#### [The request]
Leave out the pictures; transcribe all else exactly.

#### [Data]
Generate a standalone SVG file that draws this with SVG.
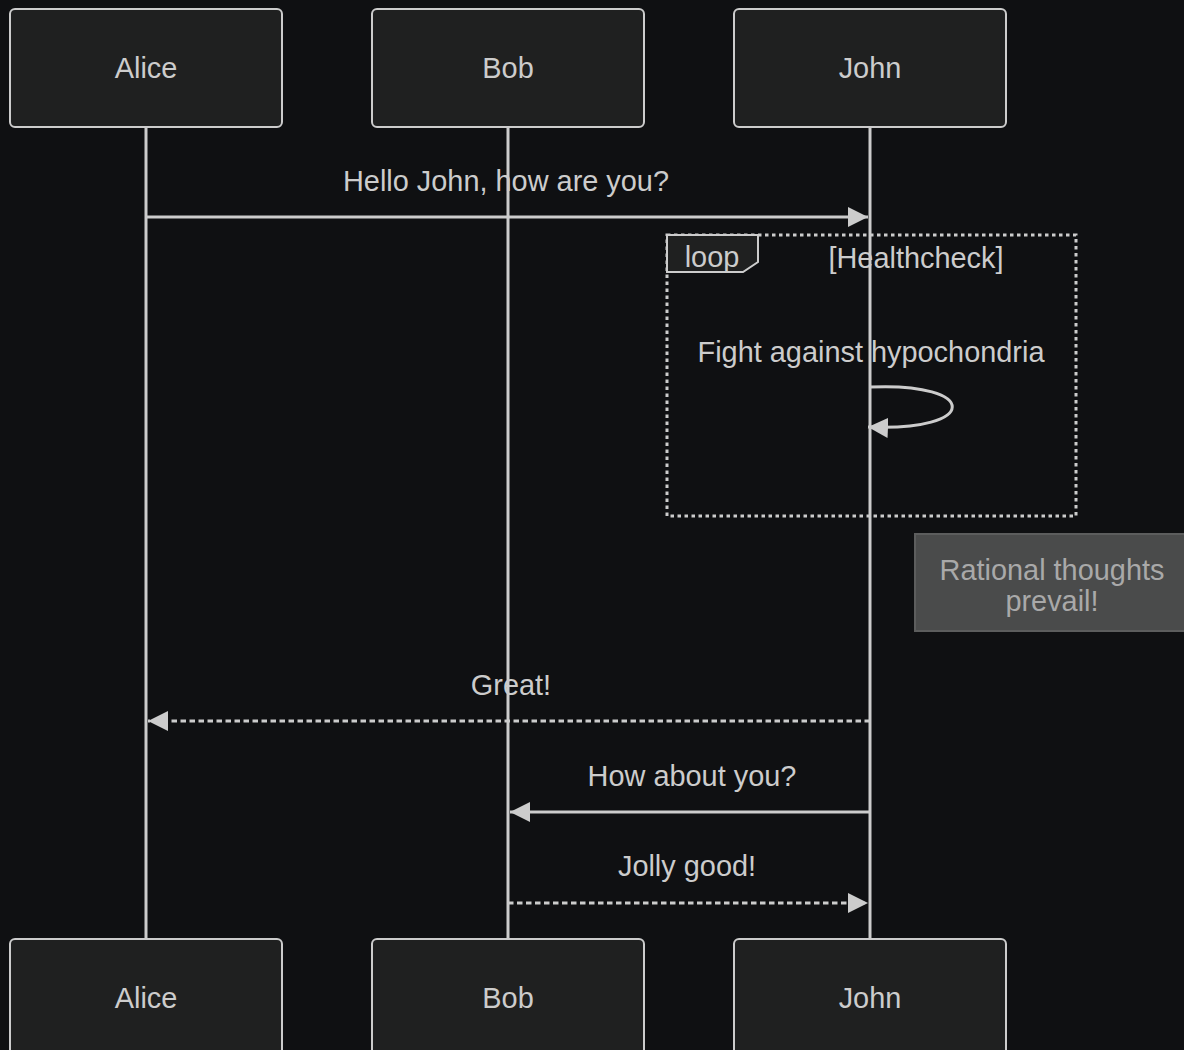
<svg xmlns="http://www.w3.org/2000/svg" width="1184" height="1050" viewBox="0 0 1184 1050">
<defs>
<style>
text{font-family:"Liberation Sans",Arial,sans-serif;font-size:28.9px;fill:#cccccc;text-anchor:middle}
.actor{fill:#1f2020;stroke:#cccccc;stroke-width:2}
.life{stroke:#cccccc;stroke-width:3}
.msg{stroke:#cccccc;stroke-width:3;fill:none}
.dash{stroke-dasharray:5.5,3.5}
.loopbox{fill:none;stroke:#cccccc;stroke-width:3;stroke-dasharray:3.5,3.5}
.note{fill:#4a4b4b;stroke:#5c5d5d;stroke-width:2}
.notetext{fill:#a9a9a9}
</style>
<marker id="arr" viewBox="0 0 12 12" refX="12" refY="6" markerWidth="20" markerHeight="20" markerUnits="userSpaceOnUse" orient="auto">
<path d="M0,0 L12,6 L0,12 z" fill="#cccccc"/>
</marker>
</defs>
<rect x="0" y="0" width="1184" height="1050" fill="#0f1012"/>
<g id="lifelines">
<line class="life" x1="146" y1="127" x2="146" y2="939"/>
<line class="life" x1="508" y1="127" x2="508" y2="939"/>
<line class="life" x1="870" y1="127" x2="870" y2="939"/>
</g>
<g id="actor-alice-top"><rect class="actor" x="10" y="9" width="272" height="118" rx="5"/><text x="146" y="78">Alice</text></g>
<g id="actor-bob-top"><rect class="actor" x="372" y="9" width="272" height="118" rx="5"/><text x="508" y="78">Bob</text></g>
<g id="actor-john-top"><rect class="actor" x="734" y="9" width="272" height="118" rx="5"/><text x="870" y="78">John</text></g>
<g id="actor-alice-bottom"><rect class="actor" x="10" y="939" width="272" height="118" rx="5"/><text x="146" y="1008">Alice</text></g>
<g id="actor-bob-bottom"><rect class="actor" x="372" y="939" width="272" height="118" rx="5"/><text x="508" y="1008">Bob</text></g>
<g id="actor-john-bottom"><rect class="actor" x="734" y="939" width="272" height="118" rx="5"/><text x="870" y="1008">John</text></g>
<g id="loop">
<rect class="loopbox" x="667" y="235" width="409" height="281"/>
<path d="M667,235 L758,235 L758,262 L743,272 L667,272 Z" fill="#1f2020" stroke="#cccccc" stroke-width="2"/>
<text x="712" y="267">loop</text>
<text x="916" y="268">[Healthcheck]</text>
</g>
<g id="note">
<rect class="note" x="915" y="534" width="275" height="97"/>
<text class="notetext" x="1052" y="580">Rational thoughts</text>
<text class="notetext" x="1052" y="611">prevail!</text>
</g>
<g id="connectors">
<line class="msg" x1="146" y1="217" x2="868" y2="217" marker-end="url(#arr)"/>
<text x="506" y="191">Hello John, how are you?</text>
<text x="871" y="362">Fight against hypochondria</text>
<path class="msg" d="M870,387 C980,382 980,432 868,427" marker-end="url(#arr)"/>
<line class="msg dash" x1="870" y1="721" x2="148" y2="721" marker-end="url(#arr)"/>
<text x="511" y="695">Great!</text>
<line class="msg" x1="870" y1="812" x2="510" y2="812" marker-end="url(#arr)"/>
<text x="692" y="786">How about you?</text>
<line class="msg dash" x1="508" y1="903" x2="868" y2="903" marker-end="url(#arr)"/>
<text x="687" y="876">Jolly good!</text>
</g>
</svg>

#### [In response]
Generate a standalone SVG file that draws this with SVG.
<svg xmlns="http://www.w3.org/2000/svg" width="1184" height="1050" viewBox="0 0 1184 1050">
<defs>
<style>
text{font-family:"Liberation Sans",Arial,sans-serif;font-size:28.9px;fill:#cccccc;text-anchor:middle}
.actor{fill:#1f2020;stroke:#cccccc;stroke-width:2}
.life{stroke:#cccccc;stroke-width:3}
.msg{stroke:#cccccc;stroke-width:3;fill:none}
.dash{stroke-dasharray:5.5,3.5}
.loopbox{fill:none;stroke:#cccccc;stroke-width:3;stroke-dasharray:3.5,3.5}
.note{fill:#4a4b4b;stroke:#5c5d5d;stroke-width:2}
.notetext{fill:#a9a9a9}
</style>
<marker id="arr" viewBox="0 0 12 12" refX="12" refY="6" markerWidth="20" markerHeight="20" markerUnits="userSpaceOnUse" orient="auto">
<path d="M0,0 L12,6 L0,12 z" fill="#cccccc"/>
</marker>
</defs>
<rect x="0" y="0" width="1184" height="1050" fill="#0f1012"/>
<g id="lifelines">
<line class="life" x1="146" y1="127" x2="146" y2="939"/>
<line class="life" x1="508" y1="127" x2="508" y2="939"/>
<line class="life" x1="870" y1="127" x2="870" y2="939"/>
</g>
<g id="actor-alice-top"><rect class="actor" x="10" y="9" width="272" height="118" rx="5"/><text x="146" y="78">Alice</text></g>
<g id="actor-bob-top"><rect class="actor" x="372" y="9" width="272" height="118" rx="5"/><text x="508" y="78">Bob</text></g>
<g id="actor-john-top"><rect class="actor" x="734" y="9" width="272" height="118" rx="5"/><text x="870" y="78">John</text></g>
<g id="actor-alice-bottom"><rect class="actor" x="10" y="939" width="272" height="118" rx="5"/><text x="146" y="1008">Alice</text></g>
<g id="actor-bob-bottom"><rect class="actor" x="372" y="939" width="272" height="118" rx="5"/><text x="508" y="1008">Bob</text></g>
<g id="actor-john-bottom"><rect class="actor" x="734" y="939" width="272" height="118" rx="5"/><text x="870" y="1008">John</text></g>
<g id="loop">
<rect class="loopbox" x="667" y="235" width="409" height="281"/>
<path d="M667,235 L758,235 L758,262 L743,272 L667,272 Z" fill="#1f2020" stroke="#cccccc" stroke-width="2"/>
<text x="712" y="267">loop</text>
<text x="916" y="268">[Healthcheck]</text>
</g>
<g id="note">
<rect class="note" x="915" y="534" width="275" height="97"/>
<text class="notetext" x="1052" y="580">Rational thoughts</text>
<text class="notetext" x="1052" y="611">prevail!</text>
</g>
<g id="connectors">
<line class="msg" x1="146" y1="217" x2="868" y2="217" marker-end="url(#arr)"/>
<text x="506" y="191">Hello John, how are you?</text>
<text x="871" y="362">Fight against hypochondria</text>
<path class="msg" d="M870,387 C980,382 980,432 868,427" marker-end="url(#arr)"/>
<line class="msg dash" x1="870" y1="721" x2="148" y2="721" marker-end="url(#arr)"/>
<text x="511" y="695">Great!</text>
<line class="msg" x1="870" y1="812" x2="510" y2="812" marker-end="url(#arr)"/>
<text x="692" y="786">How about you?</text>
<line class="msg dash" x1="508" y1="903" x2="868" y2="903" marker-end="url(#arr)"/>
<text x="687" y="876">Jolly good!</text>
</g>
</svg>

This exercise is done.